Trading psychology is the ability to manage emotions like fear, greed, and overconfidence while making trading decisions. It helps traders follow a disciplined plan instead of reacting impulsively to market movements.
Why Do Traders Lose Money?
- Emotional decisions driven by fear and greed
- Lack of proper risk management
- Overtrading and chasing the market (FOMO)
- Ignoring stop-loss and trading without a plan
- Revenge trading after losses
Why Mindset Matters More Than Any Indicator
I used to spend hours perfecting moving averages and RSI. Results were inconsistent. Then I focused on mindset, and consistency improved dramatically.
A strong trading mindset turns trading into a probability game, not an emotional rollercoaster. You accept that losses are part of the business (like inventory cost for a shop owner).
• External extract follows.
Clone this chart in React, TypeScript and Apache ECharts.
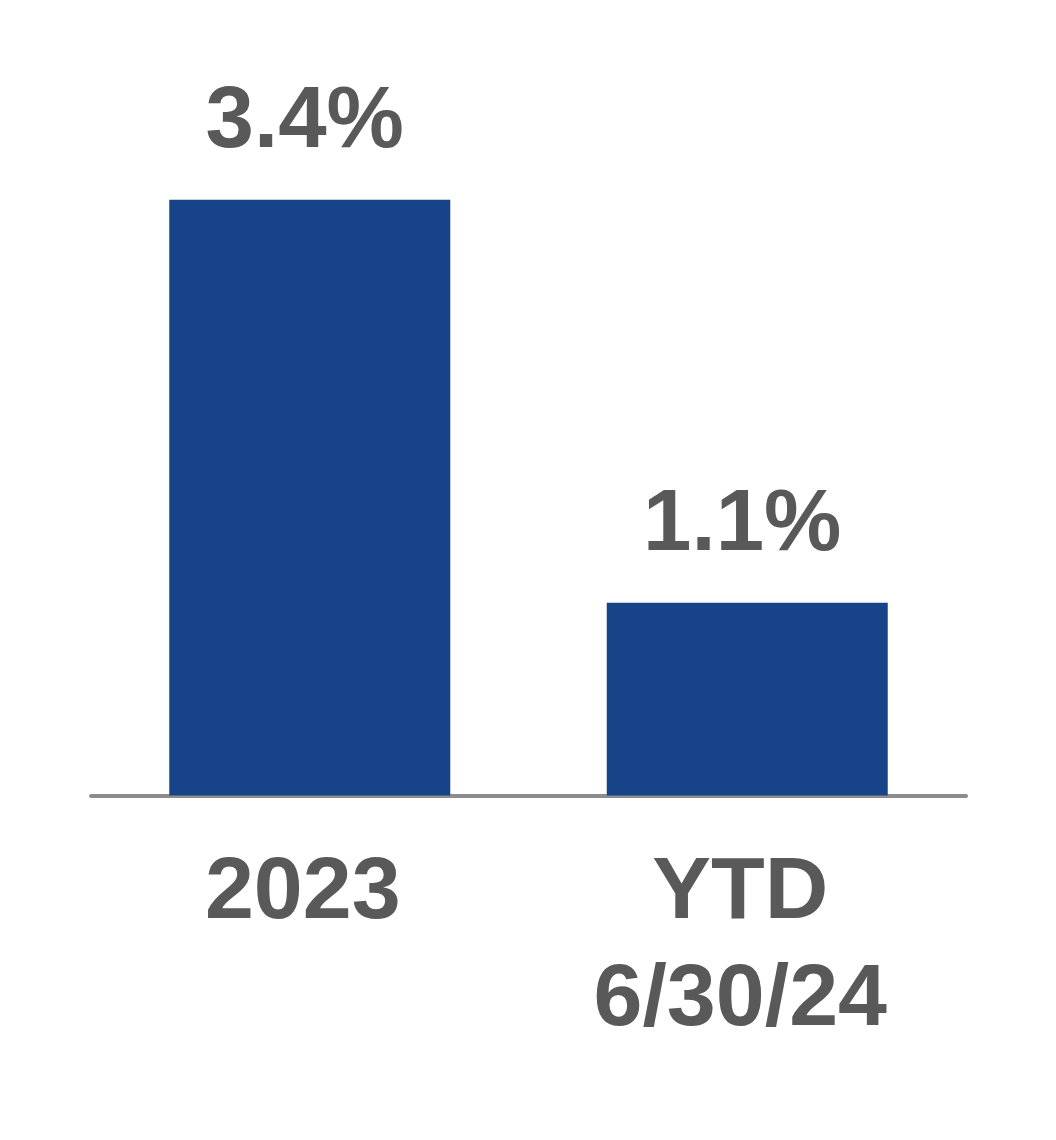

You focus on process – good entries, proper risk, disciplined exits – not daily P&L.
Successful traders treat trading like a business. They have rules, review performance, and protect capital above all. Without this, even the best strategy fails.
In India, where many beginners balance jobs and trading, mindset helps you stay calm during 9-5 hours when you can’t watch charts constantly. It prevents overtrading during lunch breaks or after market close FOMO.
Bottom line: Strategy gets you in the game. Mindset keeps you in it long enough to win.
Reality Check (India Data)
Let’s face the truth — trading is not easy money.
- 90%+ of retail traders lose money in the stock market over the long run.
- The average beginner loses around ₹50,000 per year, especially in the early learning phase.
- Overtrading increases costs by up to 28%, eating into profits through brokerage, slippage, and emotional decisions.
What does this really mean?
Most traders don’t fail because of strategy — they fail because of poor trading psychology, lack of discipline, and emotional decisions.
Fear makes you exit early.
Greed makes you hold too long.
Revenge trading multiplies losses.
If you ignore mindset, you become part of that 90%.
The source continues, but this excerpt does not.